Review: Atomic Robo and the Dogs of War

Published on August 30th, 2011

Greetings friends and Comic Impact followers! It’s Tuesday, so once again we’re gonna have us a little sit down and discuss another wonderful trade for Trade Tuesday! This week we’re going to be looking at Atomic Robo and the Dogs of War from the creative team of Brian Clevenger and Scott Wegener. A few months ago I did a feature of the first volume, so I thought, why not get into the second volume of this amazing series?

robotdogbookThis second volume follows Atomic Robo’s exploits during the Second World War as he fights all sorts of crazy Nazi monsters. The question is: how can one robot created by Nikola Tesla fight off a dozen walking tanks and a small army of Nazi zombie monsters? Well for starters, he’s Atomic Robo, which means he’s super strong and bullet proof. He’s also got the allied forces to back him up, including a female British spy known as The Sparrow.

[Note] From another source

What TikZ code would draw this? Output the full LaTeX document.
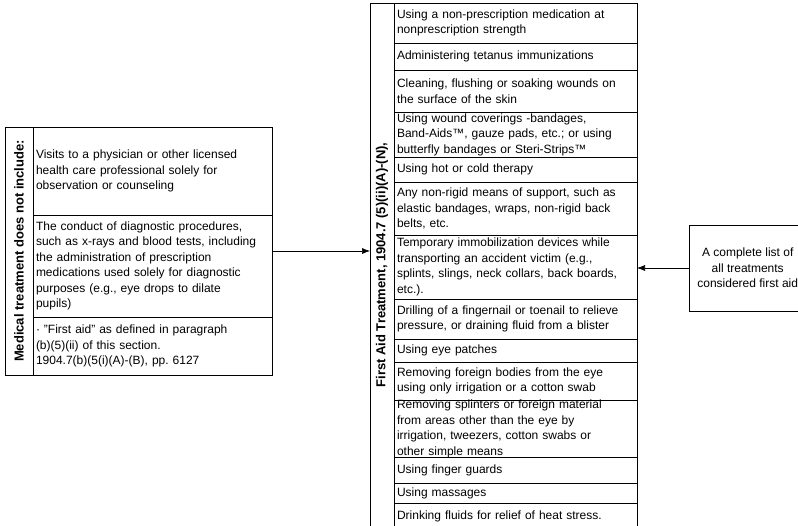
\documentclass[tikz,border=0pt]{standalone}
\usepackage{fontspec}
\setmainfont{Liberation Sans}
\usepackage{graphicx}
\usetikzlibrary{positioning, arrows.meta}
\frenchspacing
\tikzset{
	font = \fontsize{12}{15.5}\selectfont,
	line width = .8pt,
	cell/.style={
		draw,
		align=left,
		inner xsep=3pt,
		inner ysep=0pt,
		outer sep=0pt
	},
	mcell/.style={cell, text width=233pt, minimum height=#1},
	fcell/.style={cell, text width=237pt, minimum height=#1},
	header/.style={
		draw,
		inner sep=0pt,
		outer sep=0pt,
		font=\fontsize{13}{15}\selectfont\bfseries
	},
	link/.style={
		-{Latex[length=8pt, width=6pt]},
		line width=.6pt
	}
}

\begin{document}
\begin{tikzpicture}[x=1pt, y=-1pt]
\useasboundingbox (0,0) rectangle (798,525);

% ---
% Not medical treatment
% ---
\node[header, minimum width=28pt, minimum height=248pt, anchor=north west] (mcol) at (5,127) {\rotatebox{90}{Medical treatment does not include:}};
\node[mcell=88pt, below right=0pt and 0pt of mcol.north east] (m1) {Visits to a physician or other licensed\\health care professional solely for\\observation or counseling};
\node[mcell=102pt, below right=0pt and 0pt of m1.south west] (m2) {The conduct of diagnostic procedures,\\such as x-rays and blood tests, including\\the administration of prescription\\medications used solely for diagnostic\\purposes (e.g., eye drops to dilate\\pupils)};
\node[mcell=58pt, below right=0pt and 0pt of m2.south west] (m3) {· "First aid" as defined in paragraph\\(b)(5)(ii) of this section.\\1904.7(b)(5(i)(A)-(B), pp. 6127};

% ---
% First aid list
% ---
\node[header, minimum width=24pt, minimum height=524pt, anchor=north west] (fcol) at (370,3) {\rotatebox{90}{First Aid Treatment, 1904.7 (5)(ii)(A)-(N),}};
\foreach \h/\txt [count=\i] in {
	40/{Using a non-prescription medication at\\nonprescription strength},
	27/{Administering tetanus immunizations},
	42/{Cleaning, flushing or soaking wounds on\\the surface of the skin},
	45/{Using wound coverings -bandages,\\Band-Aids™, gauze pads, etc.; or using\\butterfly bandages or Steri-Strips™},
	25/{Using hot or cold therapy},
	53/{Any non-rigid means of support, such as\\elastic bandages, wraps, non-rigid back\\belts, etc.},
	64/{Temporary immobilization devices while\\transporting an accident victim (e.g.,\\splints, slings, neck collars, back boards,\\etc.).},
	40/{Drilling of a fingernail or toenail to relieve\\pressure, or draining fluid from a blister},
	23/{Using eye patches},
	38/{Removing foreign bodies from the eye\\using only irrigation or a cotton swab},
	57/{Removing splinters or foreign material\\from areas other than the eye by\\irrigation, tweezers, cotton swabs or\\other simple means},
	26/{Using finger guards},
	20/{Using massages},
	25/{Drinking fluids for relief of heat stress.}
} {
	\pgfmathtruncatemacro{\prev}{\i - 1}
	\ifnum\i=1
		\node[fcell=\h pt, below right=0pt and 0pt of fcol.north east] (f\i) {\txt};
	\else
		\node[fcell=\h pt, below right=0pt and 0pt of f\prev.south west] (f\i) {\txt};
	\fi
}

% ---
% Complete list
% ---
\node[draw, align=center, minimum width=117pt, minimum height=86pt, anchor=west] (rbox) at (689,268) {A complete list of\\all treatments\\considered first aid};

\draw[link] (m2.east |- mcol.center) -- (fcol.west |- mcol.center);
\draw[link] (rbox.west) -- (rbox.west -| f7.east);
\end{tikzpicture}
\end{document}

People love reading about World War II. Whether it’s based fact or fiction, there is always a demand for stories that take place during that time period, and comic books are no exception to this. Maybe it represents a time when every American was able to come together in an effort to stop the “bad guys.” The era has almost become romanticized at this point. That alone is a great selling point for this trade, but it’s not just a great setting that makes this book a great read. This comic is a great example of taking multiple genres to create an amazing story. I was so into this book that I read through the whole thing in about a half hour. Then I read it again.

The first Trade was a great introduction to the character, but I felt it kind of jumped around a lot. With this collection, we get one continuous story, with a few bonus stories at the end. I think that after introducing us to who Atomic Robo is in the first volume, it’s only logical to do a story that takes place during WWII. Not only does it give us more of his back-story, but it also introduces us to some new characters. I really got a kick out of The Sparrow; I thought the way they contrasted her with Robo was really funny and worked out great. And I love how Clevenger is able to mix action and comedy so well in the series. I couldn’t stop laughing when Atomic Robo was captured by the Nazi scientists and then had to escape after they removed his legs.

As far as I’m concerned, this is as good as a comic book can get. It’s great storytelling with amazing artwork. I can’t think of any reason to not love this book and this trade is really worth the money. Not only does it have the five issues that made up the miniseries, but it also has several bonus stories from guest artists, some introductory notes from the creators, and a forward from the great Matt Fraction.